Don’t stop there. If your Flash ad is a bunch of pictures with an audio overlay of someone explaining why your product is amazing, you’re alienating not only the hard-of-hearing, but anyone who has her speakers turned off. Add subtitles (captions) at the bottom of dialogue-heavy Flash animation, with an on/off button. This ensures the hearing impaired or people who simply don’t have their speakers turned on will get your message.
The new version of Flash also lets you load files dynamically while viewing an animation. You can offer an audio explanation for visually impaired customers without affecting the Flash navigation download time. Audio is only downloaded if the customer wants to hear it. These two simple ideas make Flash animations accessible without resorting to assistive technologies.
- Use personalization to allow site skin changes. Many sites already offer “my” features, allowing users to change color schemes and layout. My Yahoo!, for instance, allows users to change page layout, color scheme, and entire “theme” of the page, from “Olive Grunge Tech” to “Stars & Stripes.” Where’s the “accessible” skin? The technology’s already there, so it’s a simple task to make a skin that uses larger fonts, highly contrasting colors, fewer graphics, and so on.
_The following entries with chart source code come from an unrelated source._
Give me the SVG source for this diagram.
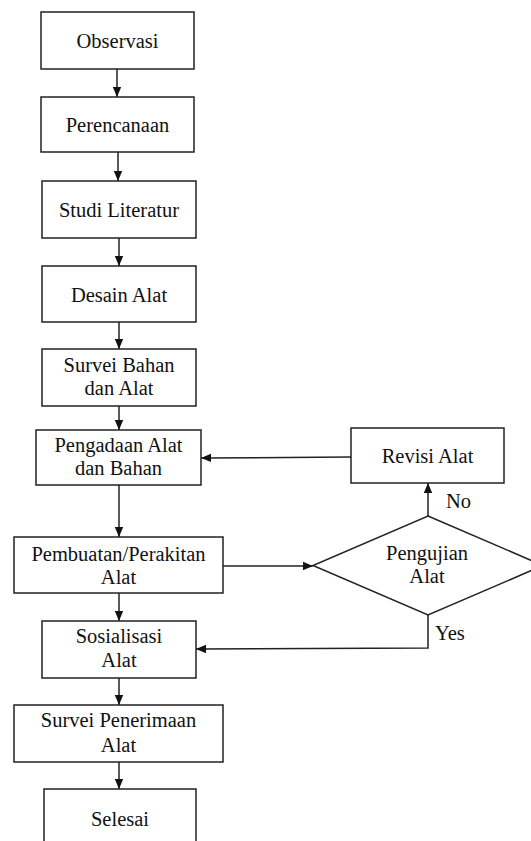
<svg xmlns="http://www.w3.org/2000/svg" width="531" height="841" viewBox="0 0 531 841">
<style>
.box{fill:#fff;stroke:#222;stroke-width:1.5}
.t{font-family:'Liberation Serif','Times New Roman',serif;font-size:20.5px;fill:#111;text-anchor:middle}
.l{font-family:'Liberation Serif','Times New Roman',serif;font-size:20.5px;fill:#111}
.c{fill:none;stroke:#222;stroke-width:1.5}
</style>
<defs>
<marker id="ah" markerUnits="userSpaceOnUse" markerWidth="10" markerHeight="10" viewBox="0 0 10 10" refX="10" refY="5" orient="auto">
<path d="M0,0.8 L10,5 L0,9.2 Z" fill="#111"/>
</marker>
</defs>
<rect width="531" height="841" fill="#fff"/>
<g id="connectors">
<line class="c" x1="117" y1="69" x2="117" y2="97" marker-end="url(#ah)"/>
<line class="c" x1="118" y1="152" x2="118" y2="181" marker-end="url(#ah)"/>
<line class="c" x1="119" y1="238" x2="119" y2="266" marker-end="url(#ah)"/>
<line class="c" x1="119" y1="322" x2="119" y2="349" marker-end="url(#ah)"/>
<line class="c" x1="119" y1="406" x2="119" y2="430" marker-end="url(#ah)"/>
<line class="c" x1="119" y1="485" x2="119" y2="537" marker-end="url(#ah)"/>
<line class="c" x1="119" y1="593" x2="119" y2="621" marker-end="url(#ah)"/>
<line class="c" x1="119" y1="678" x2="119" y2="705" marker-end="url(#ah)"/>
<line class="c" x1="119" y1="762" x2="119" y2="789" marker-end="url(#ah)"/>
<line class="c" x1="223" y1="566" x2="313" y2="566" marker-end="url(#ah)"/>
<line class="c" x1="428" y1="516" x2="428" y2="483" marker-end="url(#ah)"/>
<line class="c" x1="351" y1="457" x2="201" y2="458" marker-end="url(#ah)"/>
<polyline class="c" points="428,615 428,648 196,649" marker-end="url(#ah)"/>
<text class="l" x="446" y="508">No</text>
<text class="l" x="435" y="640">Yes</text>
</g>
<g id="observasi"><rect class="box" x="41" y="12" width="153" height="57"/><text class="t" x="117.5" y="48">Observasi</text></g>
<g id="perencanaan"><rect class="box" x="41" y="97" width="153" height="55"/><text class="t" x="117.5" y="132">Perencanaan</text></g>
<g id="studi"><rect class="box" x="42" y="181" width="154" height="57"/><text class="t" x="119" y="217">Studi Literatur</text></g>
<g id="desain"><rect class="box" x="42" y="266" width="154" height="56"/><text class="t" x="119" y="302">Desain Alat</text></g>
<g id="survei-bahan"><rect class="box" x="42" y="349" width="154" height="57"/><text class="t" x="119" y="372">Survei Bahan</text><text class="t" x="119" y="395">dan Alat</text></g>
<g id="pengadaan"><rect class="box" x="36" y="430" width="165" height="55"/><text class="t" x="118.5" y="452">Pengadaan Alat</text><text class="t" x="118.5" y="475">dan Bahan</text></g>
<g id="pembuatan"><rect class="box" x="14" y="537" width="209" height="56"/><text class="t" x="118.5" y="561">Pembuatan/Perakitan</text><text class="t" x="118.5" y="584">Alat</text></g>
<g id="sosialisasi"><rect class="box" x="42" y="621" width="154" height="57"/><text class="t" x="119" y="643">Sosialisasi</text><text class="t" x="119" y="667">Alat</text></g>
<g id="survei-penerimaan"><rect class="box" x="14" y="705" width="209" height="57"/><text class="t" x="118.5" y="727">Survei Penerimaan</text><text class="t" x="118.5" y="752">Alat</text></g>
<g id="selesai"><rect class="box" x="44" y="789" width="152" height="70"/><text class="t" x="120" y="826">Selesai</text></g>
<g id="revisi"><rect class="box" x="351" y="428" width="153" height="55"/><text class="t" x="427.5" y="463">Revisi Alat</text></g>
<g id="pengujian"><polygon class="box" points="428,516 543,565.5 428,615 313,565.5"/><text class="t" x="427" y="560">Pengujian</text><text class="t" x="427" y="583">Alat</text></g>
</svg>
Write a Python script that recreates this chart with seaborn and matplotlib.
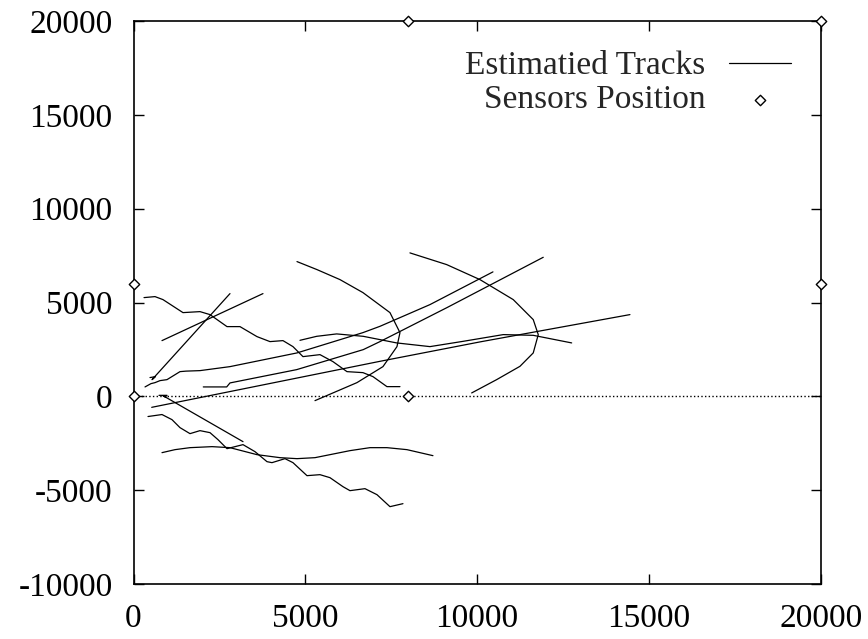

- Always have a text version of your e-mail. Chances are, you offer your e-mail in two flavors: HTML and text. Text e-mail is obviously easier for screen readers to understand. Before you decide to abandon text e-mail in favor of HTML or rich media marketing campaigns, remember you might alienate some customers who will no longer get the message. Make sure a text-only version of all your customer interactions is available.
Is That All?
Of course not! I’ve hardly cracked this topic’s surface. I offer the above to drill home two ideas: Accessibility is a must, and it isn’t as hard as you think.
Take a look at the ample resources available on the Web, and make your Web sites, e-mail marketing campaigns, and CRM strategies more accessible. You’ll open your doors to new customers and create a better user experience for everyone.